Misafirlerine bütünüyle tenhalık, renkli yaşama-sosyalleşme alanları ve lüks içinde konfor sunan La Banane, sınırları içinde kullanım alanları 30-45 m2 arasında değişen dokuz villayı farklı biçimlerde ama aynı stil aksında toplamış. Tüm villalar, ortak salon, havuz ve bar-restorana açılıyor. Dinlenme, sohbet etme ve çalışma alanı olarak tasarlanan ortak salondaki tropik-retrospektif havayı veren mobilyalarda Le Corbusier ustanın kuzeni olan Pierre Jeanneret imzasını görüyoruz. 1950’li yıllarda Pakistan’ın Punjab Eyaleti’nin başkenti Chandigarh’ın kentsel planlama projesi için bu bölgeye giden Le Corbusier ve Jeanneret, o tarihte pek çok binaya imza atmış, elbette ki mobilyalarını da tasarlamışlar.
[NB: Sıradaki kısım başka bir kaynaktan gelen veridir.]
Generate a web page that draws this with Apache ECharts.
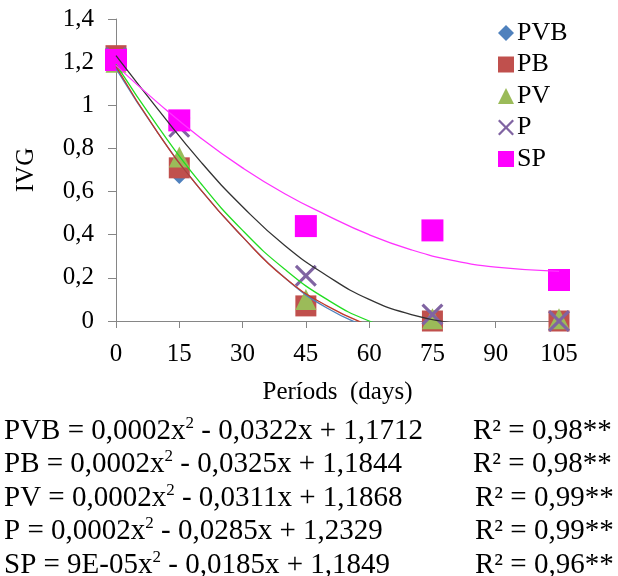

İşte Jeanneret’nin 50’lerin çizgilerini taşıyan özel koleksiyonundan seçilen bu mobilyalar, sıcak renklerdeki kumaşlar, duvar kağıtları ve cephe boyalarıyla buluşunca ortaya kıvılcım saçan La Banane çıkmış. Kimi cephelerde ise Cyprien Chabert imzalı fresklerle karşılaşıyoruz. Bu çalışmalar, özellikle barın arkasındaki fonda göze çarpıyor. Villalar ise, banyoları ve açık duş alanları da dahil olmak üzere, turkuvaz tonlarda, ahşabın rahatlatıcı dokusuyla birleştirilerek tasarlanmış. Her birinin ayrı terası ve güneşlenme alanı da bulunuyor. Elbette ki bu alanlarda da nostaljinin modernize edilerek yorumlanmasına şahit oluyorsunuz. Özellikle döşemelik kumaşlar için seçilen renk ve desenler, geçmişin esprili ruhunu bugüne taşıyor.
Lorient plajından gelen dalga sesleri, havuzun merkezindeki palmiyenin altında kitap okuyarak kokteyl yudumlamanın tarifsiz keyfi, Bananaquit olarak bilinen lokal sarı şeker kuşunun sabah ziyareti, La Banane’nin diğer sürprizlerinden. Ada bir Fransız sömürgesi olduğu için atmosferde hissedilen seçkin Güney Fransa hissini okyanus tutkusu ile birleştiren tesisin dünya jet-set’inin de hotpoint’lerinden biri olduğunu söylememize gerek yok elbette.
Çağları, stilleri ve kişilikleri birleştirmeyi seven La Banane’de hem sabahlara kadar parti yapmayı hem de Hindistan cevizi ve palmiye gölgesinde uyumayı deneyimlerken kendinizi aile evinde hissetmeniz çok kolay. Ve bu görsel deneyim asla kaçmaz!